We seek to build upon the Cognition, Religion, & Theology Project (Oxford) successes in developing web-resources that facilitate new research at low-entry cost by developing a research hub especially suited to Chinese CSR. The hub will be located in Second Life (SL), an immersive, virtual world inhabited by millions of residents hailing from over 180 different 'real world' countries and wherein Hornbeck has previously managed a laboratory dedicated to CSR research. The hub will include an English and a Chinese face and will feature: (1) A museum that outlines key CSR concepts using colorful, interactive displays, (2) A lecture hall that will host monthly lectures, discussion groups and/or virtual poster sessions (as importing traditional academic resourcs into China can be quite complicated), (1) and (2) would be especially convenient and cost-effective means of interacting with interested Chinese scholars; (3) Access to Hornbeck's existing laboratory and (4) A headquarters for an attached simulation project - the Chinese Spiritual Spaces Project (CSSP).
The CSSP is a competition / experiment inspired by modeling and simulation techniques common to epidemiology and economics, wherein researchers comprehend highly complex processes by observing them as they grow from more basic, input conditions. In the CSSP, members of the Chinese SL community will be invited to submit designs for 'spiritual' environments that might attract other SL residents. Submissions will include detailed outlines for architecture / grounds & weekly activities as well as an exegesis unto why a proposed space is, in fact, 'spiritual.'
Designs must not be associated (nominally at least) with extant religious traditions, and the four most popular designs will be constructed in SL and given two-month leases (spread out over eight months so they don't overlap). Following construction, CSSP winners will be given a small stipend to host events and activities aimed at generating a community and will supervise (with Hornbeck) the space's daily affairs.
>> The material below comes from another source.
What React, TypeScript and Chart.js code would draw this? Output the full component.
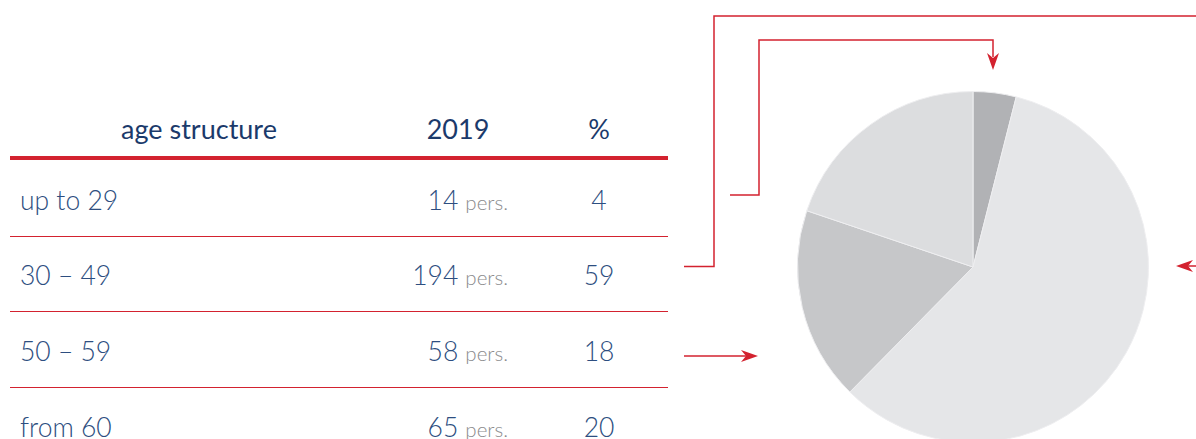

This project, revolutionary (within CSR) in method and scope, extends from two primary objectives: (1) Create 'spiritual' environments for Chinese (the spaces will be open for everyone, but the complexities of the Chinese language might be prohibitive for most non-Chinese) who may lack them in 'real' life; (2) enable CSR researchers to carefully document the natural growth of modern, quasi-religious communities/phenomena from secular materials.
Major outputs of the project will include an on-line hub, resources, and virtual laboratory for cross-cultural studies in the cognitive and evolutionary scientific study of religion; numerous academic journal articles in religious studies, psychology, anthropology, philosophy, and Chinese studies; at least three books; and a major multi-site conference.